The McLaren F1 Team is expecting an “extremely high” development rate in the 2022 Formula 1 season as teams get used to the new technical regulations.
This year we will see an introduction of new technical regulations in Formula 1, which will drastically modify the aerodynamics of the cars in order to improve the racing on-track.
These big changes have prompted teams to focus on the development of their new cars through the 2021 season, although the fight for the championship between Red Bull and Mercedes made things difficult for those two teams.
McLaren’s technical director James Key believes the sport will see an “extremely high” rate of development as teams get used to the new rules.
“I think the development rates will be likely extremely high,” Key told Motorsport.com.
“I think with the nature of these regs it’s probably going to equal out a bit quicker than what we have now, simply because there are so many different ways of doing things on our car, there’s always a different and new solution and a new avenue to pursue.
“I think it will be a bit quicker with ’22 to begin with something that is a little bit closer, not necessarily in ’22, maybe by ’23 to be fair.
“But I think we’ve still got a lot to learn.

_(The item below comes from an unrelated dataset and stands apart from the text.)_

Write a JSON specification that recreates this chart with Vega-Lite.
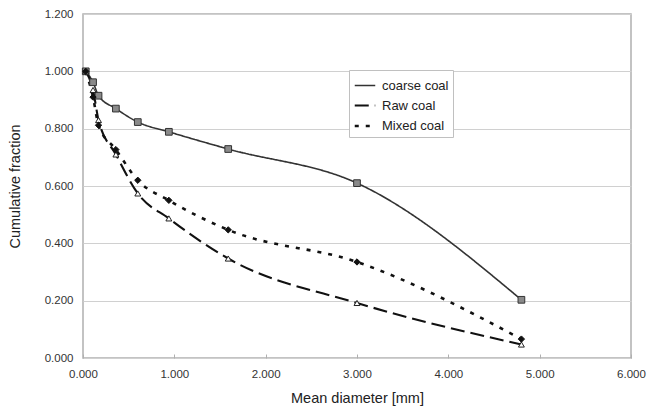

Everyone’s got a lot to learn with ’22 cars. We’ve got to correlate them on track, we’ve got to see what everyone has done.
“There could be some real game-changers out there when you see other peoples’ cars. We’ve got to see how you perform against others and work out the strengths and weaknesses against our competitors. We’re all in the same boat in that respect.
“I think that will cause a lot of jumps in development and ideas as we progress in the first half of the season. And later in the year, that will coalesce into parts on the car.
“In terms of ’23, I suspect things will become more similar, because certain trends will have been identified by teams by then. Whether that means cars will look similar, it’s too early to say, but I think teams will certainly have a better idea of how to approach their ’23 cars than their ’22 cars.”